As part of the panel participating in the summit, the secretary of state showed a video from Turismo de Portugal showing images of the country recorded by the public on mobile phone cameras.

Having praised the beauty of the images, especially the beaches, the panel moderator asked the secretary of state whether in the coming years those images would show oil platforms in the background.

With laughter in the room, Godinho said the Government is overseeing the oil exploration process "with care," thus ensuring she was in accord with the government’s stated policy of allowing the oil companies to find out if there is oil and gas onshore and offshore along the licensed coastal areas.

These oil concession licenses are for exploration and all other stages including extraction with few seriously believing that environmental assessments paid for by the oil companies will show anything but positive results. These reports will enable the oil companies seamlessly to progress from exploration to extraction despite howls of protest from the Algarve and other affected regions.

The flaw in the government’s argument is that if the oil companies thought that there was any serious doubt at all that they would be prevented from extracting oil and gas, based on an environmental survey that they themselves commission and pay for, the companies would not be spending tens of millions on exploratory surveys.

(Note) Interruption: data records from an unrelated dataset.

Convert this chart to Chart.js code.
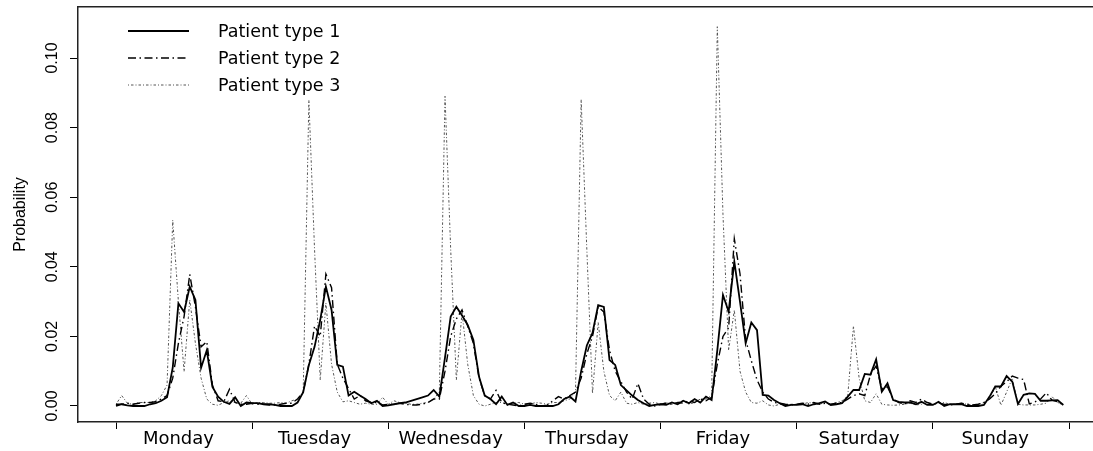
<!DOCTYPE html>
<html>
<head>
<meta charset="utf-8">
<script src="https://cdn.jsdelivr.net/npm/chart.js@4.4.1/dist/chart.umd.min.js"></script>
<style>
  html, body { margin: 0; padding: 0; background: #fff; overflow: hidden; }
  #chart { display: block; }
</style>
</head>
<body>
<canvas id="chart" width="1093" height="451"></canvas>
<script>
// days on the x axis, one value per hour (1..168)
const dayNames = ['Monday', 'Tuesday', 'Wednesday', 'Thursday', 'Friday', 'Saturday', 'Sunday'];
const yTicks = [0, 0.02, 0.04, 0.06, 0.08, 0.10];
const seriesNames = ['Patient type 1', 'Patient type 2', 'Patient type 3'];

const type1 = [
  0, 0.0005, 0.0002, 0, 0, 0, 0.0005, 0.0008, 0.0015, 0.0025, 0.011, 0.0295, 0.027, 0.0343, 0.0305, 0.011, 0.016, 0.0055, 0.0027, 0.0012, 0.0006, 0.0025, 0, 0.001,
  0.0008, 0.0008, 0.0005, 0.0005, 0.0003, 0, 0, 0, 0.001, 0.004, 0.0118, 0.017, 0.0247, 0.0343, 0.0276, 0.0118, 0.0113, 0.003, 0.0041, 0.003, 0.002, 0.0008, 0.0015, 0,
  0.0002, 0.0005, 0.0008, 0.001, 0.0015, 0.002, 0.0025, 0.003, 0.0046, 0.0027, 0.014, 0.0257, 0.0285, 0.026, 0.0233, 0.019, 0.0084, 0.003, 0.002, 0.0005, 0.0027, 0.0003, 0.001, 0,
  0, 0.0003, 0, 0, 0, 0, 0.0005, 0.002, 0.0027, 0.0013, 0.01, 0.0174, 0.021, 0.029, 0.0285, 0.0132, 0.0118, 0.006, 0.0045, 0.003, 0.0017, 0.0008, 0, 0.0003,
  0.0005, 0.0003, 0.001, 0.0005, 0.0015, 0.0008, 0.002, 0.001, 0.0027, 0.0017, 0.016, 0.0319, 0.0271, 0.0415, 0.03, 0.018, 0.024, 0.0218, 0.0032, 0.003, 0.0017, 0.0008, 0, 0.0003,
  0.0003, 0.0005, 0, 0.0005, 0.0008, 0.0013, 0.0003, 0.0005, 0.0008, 0.0027, 0.0046, 0.0046, 0.0092, 0.009, 0.0134, 0.0041, 0.0065, 0.0017, 0.0012, 0.001, 0.001, 0.0005, 0.0012, 0.0003,
  0.0003, 0.0012, 0, 0.0005, 0.0005, 0.0005, 0, 0, 0, 0.0003, 0.0027, 0.0056, 0.0056, 0.0086, 0.007, 0.0006, 0.0032, 0.0036, 0.0035, 0.0015, 0.0015, 0.0016, 0.0017, 0.0003
];

const type2 = [
  0.0005, 0.0005, 0.0008, 0.0005, 0.0008, 0.001, 0.001, 0.0012, 0.002, 0.003, 0.008, 0.018, 0.0257, 0.0378, 0.0285, 0.017, 0.0185, 0.006, 0.0015, 0.0012, 0.0048, 0.001, 0.0005, 0.0005,
  0.0008, 0.0005, 0.0005, 0.0003, 0.0003, 0.0005, 0.0008, 0.0008, 0.002, 0.004, 0.012, 0.023, 0.02, 0.0379, 0.034, 0.012, 0.008, 0.005, 0.002, 0.003, 0.0015, 0.001, 0.001, 0.0003,
  0.0005, 0.0005, 0.0008, 0.0005, 0.0003, 0.0003, 0.0005, 0.001, 0.002, 0.002, 0.01, 0.02, 0.025, 0.0276, 0.023, 0.018, 0.008, 0.003, 0.002, 0.0045, 0.001, 0.0005, 0.0003, 0,
  0.0005, 0.0008, 0.0005, 0, 0.0002, 0.0015, 0.0027, 0.002, 0.003, 0.004, 0.008, 0.015, 0.02, 0.0285, 0.027, 0.016, 0.01, 0.007, 0.004, 0.002, 0.0065, 0.002, 0.0005, 0,
  0.0005, 0.0008, 0.0005, 0.001, 0.0008, 0.0015, 0.001, 0.002, 0.0015, 0.0025, 0.012, 0.02, 0.0225, 0.048, 0.038, 0.019, 0.013, 0.0075, 0.004, 0.002, 0.001, 0.0008, 0.0005, 0.0003,
  0.0005, 0.0008, 0.0005, 0.001, 0.0005, 0.0008, 0.0005, 0.0008, 0.001, 0.002, 0.003, 0.0035, 0.003, 0.009, 0.0115, 0.005, 0.0055, 0.002, 0.001, 0.0005, 0.0015, 0.001, 0.002, 0.001,
  0.0005, 0.0008, 0.0005, 0.0003, 0.0005, 0.0008, 0.0005, 0.0003, 0.0005, 0.001, 0.002, 0.0035, 0.0057, 0.007, 0.0086, 0.008, 0.0076, 0.0006, 0.0012, 0.002, 0.0038, 0.0017, 0.0012, 0.0003
];

const type3 = [
  0.0005, 0.003, 0.0008, 0.0005, 0.001, 0.001, 0.001, 0.0015, 0.003, 0.006, 0.0534, 0.03, 0.0099, 0.0305, 0.018, 0.008, 0.002, 0.0005, 0.0002, 0.001, 0.0015, 0.001, 0.0008, 0.003,
  0.0005, 0.001, 0.001, 0.0008, 0.0008, 0.001, 0.0008, 0.0015, 0.002, 0.004, 0.0879, 0.045, 0.0075, 0.0296, 0.012, 0.004, 0.0012, 0.0015, 0.001, 0.0005, 0.0008, 0.0005, 0.0005, 0.0025,
  0.0005, 0.0015, 0.001, 0.0008, 0.0005, 0.0005, 0.0008, 0.001, 0.002, 0.004, 0.089, 0.045, 0.0075, 0.027, 0.012, 0.003, 0.0005, 0, 0.0005, 0.001, 0.001, 0.0005, 0.0008, 0.001,
  0.0005, 0.0005, 0.001, 0.0008, 0.0005, 0.001, 0.001, 0.0015, 0.002, 0.004, 0.088, 0.045, 0.0036, 0.024, 0.01, 0.003, 0.0015, 0.004, 0.0008, 0.0005, 0.001, 0.0005, 0.0008, 0.001,
  0.0005, 0.001, 0.0005, 0.001, 0.0015, 0.0005, 0.001, 0.002, 0.002, 0.003, 0.109, 0.055, 0.016, 0.0276, 0.01, 0.004, 0.001, 0.0008, 0.0015, 0.0003, 0, 0.0005, 0.0003, 0.0005,
  0.0005, 0.0005, 0.001, 0.0008, 0.0005, 0.001, 0.0005, 0.001, 0.0015, 0.003, 0.023, 0.008, 0.0015, 0.001, 0.0035, 0.0005, 0.0003, 0.0002, 0.0003, 0.0005, 0.0008, 0.0003, 0.0005, 0.001,
  0.0005, 0.0008, 0.001, 0.0005, 0.0005, 0.0008, 0.0005, 0.0003, 0.0005, 0.001, 0.002, 0.0056, 0.0002, 0.004, 0.008, 0.0005, 0.0003, 0.0003, 0.0003, 0.0005, 0.0008, 0.0027, 0.001, 0.0005
];

// tick marks at day starts, day names in the middle
const dayTicks = dayNames.map((d, i) => 1 + i * 24).concat([169]);
const labelTicks = dayNames.map((d, i) => 12 + i * 24);

const toPoints = arr => arr.map((v, i) => ({ x: i + 1, y: v }));

// no padding for labels, the box is fixed
const noPad = s => {
  s.paddingTop = 0;
  s.paddingBottom = 0;
  s.paddingLeft = 0;
  s.paddingRight = 0;
};

//legend drawn like R's legend()
const legendPlugin = {
  id: 'rLegend',
  afterDatasetsDraw(chart) {
    const ctx = chart.ctx;
    const left = chart.chartArea.left;
    ctx.save();
    chart.data.datasets.forEach((ds, i) => {
      const y = 31 + i * 27;
      ctx.beginPath();
      ctx.setLineDash(ds.borderDash || []);
      ctx.strokeStyle = ds.borderColor;
      ctx.lineWidth = ds.borderWidth;
      ctx.moveTo(left + 50, y);
      ctx.lineTo(left + 111, y);
      ctx.stroke();
      ctx.setLineDash([]);
      ctx.fillStyle = '#000';
      ctx.font = '17.5px "DejaVu Sans"';
      ctx.textBaseline = 'alphabetic';
      ctx.fillText(ds.label, left + 140, y + 6);
    });
    ctx.restore();
  }
};

new Chart(document.getElementById('chart').getContext('2d'), {
  type: 'line',
  data: {
    datasets: [
      { label: seriesNames[0], data: toPoints(type1), borderColor: '#000', borderWidth: 1.8, borderDash: [] },
      { label: seriesNames[1], data: toPoints(type2), borderColor: '#000', borderWidth: 1.4, borderDash: [8, 3.5, 1.5, 3.5] },
      { label: seriesNames[2], data: toPoints(type3), borderColor: '#555', borderWidth: 1, borderDash: [1, 2, 2.5, 2] }
    ]
  },
  options: {
    responsive: false,
    animation: false,
    devicePixelRatio: 1,
    layout: { padding: { top: 7, left: 0, right: 0, bottom: 0 } },
    elements: {
      line: { tension: 0, fill: false },
      point: { radius: 0 }
    },
    plugins: {
      legend: { display: false },
      tooltip: { enabled: false }
    },
    scales: {
      x: {
        type: 'linear',
        position: 'bottom',
        min: -5.7,
        max: 173.23,
        afterBuildTicks: s => {
          s.ticks = dayTicks.concat(labelTicks).sort((a, b) => a - b).map(v => ({ value: v }));
        },
        afterFit: s => { s.height = 29; noPad(s); },
        grid: {
          drawOnChartArea: false,
          tickLength: 7,
          lineWidth: 1,
          color: c => (c.tick && dayTicks.includes(c.tick.value)) ? '#000' : 'rgba(0,0,0,0)'
        },
        border: { display: true, color: '#222', width: 1.5 },
        ticks: {
          autoSkip: false,
          maxRotation: 0,
          padding: 0,
          color: '#000',
          font: { family: 'DejaVu Sans', size: 18 },
          callback: v => {
            const k = labelTicks.indexOf(v);
            return k >= 0 ? dayNames[k] : '';
          }
        }
      },
      xTop: {
        type: 'linear',
        position: 'top',
        grid: { display: false, drawTicks: false },
        ticks: { display: false },
        border: { display: true, color: '#222', width: 1.5 },
        afterFit: s => { s.height = 0; noPad(s); }
      },
      y: {
        min: -0.0046,
        max: 0.11466,
        afterBuildTicks: s => { s.ticks = yTicks.map(v => ({ value: v })); },
        afterFit: s => { s.width = 78; noPad(s); },
        grid: { drawOnChartArea: false, tickLength: 8, color: '#000' },
        border: { color: '#222', width: 1.5 },
        ticks: {
          minRotation: 90,
          maxRotation: 90,
          crossAlign: 'center',
          padding: 2,
          color: '#000',
          font: { family: "'Liberation Sans Narrow', 'Liberation Sans'", size: 16 },
          callback: v => v.toFixed(2)
        },
        title: {
          display: true,
          text: 'Probability',
          color: '#000',
          font: { family: 'Liberation Sans', size: 16 },
          padding: { top: 11, bottom: 0 }
        }
      }
    }
  },
  plugins: [legendPlugin]
});
</script>
</body>
</html>
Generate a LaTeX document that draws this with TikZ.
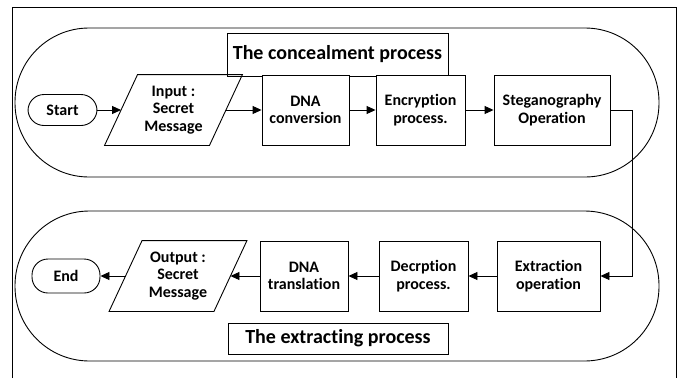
\documentclass[tikz,border=0pt]{standalone}
\usepackage{fontspec}
\setmainfont{Carlito}[Ligatures=NoCommon]
\usetikzlibrary{arrows.meta}

\begin{document}
\begin{tikzpicture}[x=1pt, y=-1pt, line width=0.9pt,
  txt/.style={font=\bfseries\fontsize{16}{17.5}\selectfont, align=center},
  procbox/.style={txt, draw, fill=white, minimum height=70pt, inner sep=0pt},
  iobox/.style={txt, minimum width=104pt, minimum height=70pt, inner sep=0pt},
  termbox/.style={txt, draw, fill=white, rounded corners=16pt, inner sep=0pt},
  titlebox/.style={draw, fill=white, inner sep=0pt, font=\bfseries\fontsize{20}{22}\selectfont},
  flow/.style={-{Triangle[length=9pt,width=8pt]}}
]
\useasboundingbox (0,0) rectangle (682,378);

% outer frame (open at the bottom)
\draw (12,378) -- (12,7) -- (676,7) -- (676,378);

% the two process lanes
\draw[rounded corners=74pt] (15,28) rectangle (659,177);
\draw[rounded corners=74.5pt] (15,211) rectangle (659,361);

% lane titles
\node[titlebox, minimum width=221pt, minimum height=43pt] (ttop) at (337.5,54.5) {The concealment process};
\node[titlebox, minimum width=220pt, minimum height=31pt] (tbot) at (338,338.5) {The extracting process};

% concealment row
\node[termbox, minimum width=69pt, minimum height=31pt] (start) at (62.5,110) {Start};
\node[iobox] (in) at (173.5,110) {Input :\\Secret\\Message};
\node[procbox, minimum width=87pt] (dna) at (305.5,110) {DNA\\conversion};
\node[procbox, minimum width=89pt] (enc) at (420.5,110) {Encryption\\process.};
\node[procbox, minimum width=116pt] (steg) at (552,110) {Steganography\\Operation};

% extraction row
\node[procbox, minimum width=103pt] (ext) at (548.5,276) {Extraction\\operation};
\node[procbox, minimum width=89pt] (dec) at (423.5,276) {Decrption\\process.};
\node[procbox, minimum width=88pt] (tra) at (304,276) {DNA\\translation};
\node[iobox] (out) at (178,276) {Output :\\Secret\\Message};
\node[termbox, minimum width=68pt, minimum height=34pt] (end) at (66,276) {End};

% slanted input/output outlines around their text nodes
\foreach \n in {in,out}
  \draw ([xshift=-16.5pt]\n.south west) -- ([xshift=16.5pt]\n.north west)
     -- ([xshift=16.5pt]\n.north east) -- ([xshift=-16.5pt]\n.south east) -- cycle;

% connectors
\draw[flow] (start.east) -- (in.west);
\draw[flow] (in.east) -- (dna.west);
\draw[flow] (dna.east) -- (enc.west);
\draw[flow] (enc.east) -- (steg.west);
\coordinate (turn) at (632,110);
\draw[flow] (steg.east) -- (turn) |- (ext.east);
\draw[flow] (ext.west) -- (dec.east);
\draw[flow] (dec.west) -- (tra.east);
\draw[flow] (tra.west) -- (out.east);
\draw[flow] (out.west) -- (end.east);
\end{tikzpicture}
\end{document}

The thought of the government overseeing oil companies to ensure they are ‘taking care’ is as risible as it is untruthful with the fuels regulator ENCM now acting as a pro-oil adjunct to the powerful oil lobby and with the memory that the Deepwater Horizon disaster occurred during the exploratory phase of BPs Gulf of Mexico operations.

The Algarve's anti-oil pressure groups and its mayors claim rightly that accidents do and will happen and the risk, especially to the Algarve, to the booming tourism industry is not worth taking.

Ana Mendes Godinho has stated what will happen and that the oil concession contract will be allowed to run their course.

This remarkable foresight means she already appears to know the outcome of the legal action mounted by the Algarve’s mayors group AMAL, another example perhaps of political pressure being exerted on the judicial system that many foolishly had assumed was independent.